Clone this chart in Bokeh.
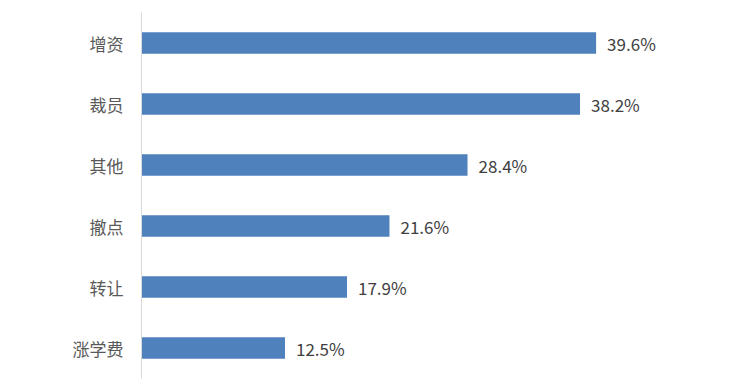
from bokeh.plotting import figure
from bokeh.models import ColumnDataSource, Range1d, FactorRange
from bokeh.core.properties import value
from bokeh.embed import file_html
from bokeh.resources import INLINE

categories = ["增资", "裁员", "其他", "撤点", "转让", "涨学费"]
values = [39.6, 38.2, 28.4, 21.6, 17.9, 12.5]
labels = ["39.6%", "38.2%", "28.4%", "21.6%", "17.9%", "12.5%"]

font = "Noto Sans CJK SC"
src = ColumnDataSource(dict(cat=categories, val=values, lab=labels))

p = figure(width=736, height=379, output_backend="svg", toolbar_location=None,
           y_range=FactorRange(*list(reversed(categories))),
           x_range=Range1d(0, 50),
           min_border_left=141, min_border_right=21, min_border_top=12, min_border_bottom=1)

p.hbar(y="cat", left=0, right="val", height=0.35, source=src,
       fill_color="#4F81BD", line_color=None)
p.text(x="val", y="cat", text="lab", source=src, x_offset=11,
       text_baseline="middle", text_align="left",
       text_font=value(font), text_font_size="17px", text_color="#404040")

p.xaxis.visible = False
p.xgrid.visible = False
p.ygrid.visible = False
p.outline_line_color = None
p.yaxis.axis_line_color = "#d9d9d9"
p.yaxis.major_tick_line_color = None
p.yaxis.minor_tick_line_color = None
p.yaxis.major_label_text_font = font
p.yaxis.major_label_text_font_size = "17px"
p.yaxis.major_label_text_color = "#595959"
p.yaxis.major_label_standoff = 12

open("out.html", "w").write(file_html(p, INLINE))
....
▶ [Exercise aim] Write out exactly the opening lines of the data, stopping after the line that holds "min_border_right=21, min_border_top=12, min_border_bottom=1)". Exclude pictures.

▶ [Output]
Clone this chart in Bokeh.
from bokeh.plotting import figure
from bokeh.models import ColumnDataSource, Range1d, FactorRange
from bokeh.core.properties import value
from bokeh.embed import file_html
from bokeh.resources import INLINE

categories = ["增资", "裁员", "其他", "撤点", "转让", "涨学费"]
values = [39.6, 38.2, 28.4, 21.6, 17.9, 12.5]
labels = ["39.6%", "38.2%", "28.4%", "21.6%", "17.9%", "12.5%"]

font = "Noto Sans CJK SC"
src = ColumnDataSource(dict(cat=categories, val=values, lab=labels))

p = figure(width=736, height=379, output_backend="svg", toolbar_location=None,
           y_range=FactorRange(*list(reversed(categories))),
           x_range=Range1d(0, 50),
           min_border_left=141, min_border_right=21, min_border_top=12, min_border_bottom=1)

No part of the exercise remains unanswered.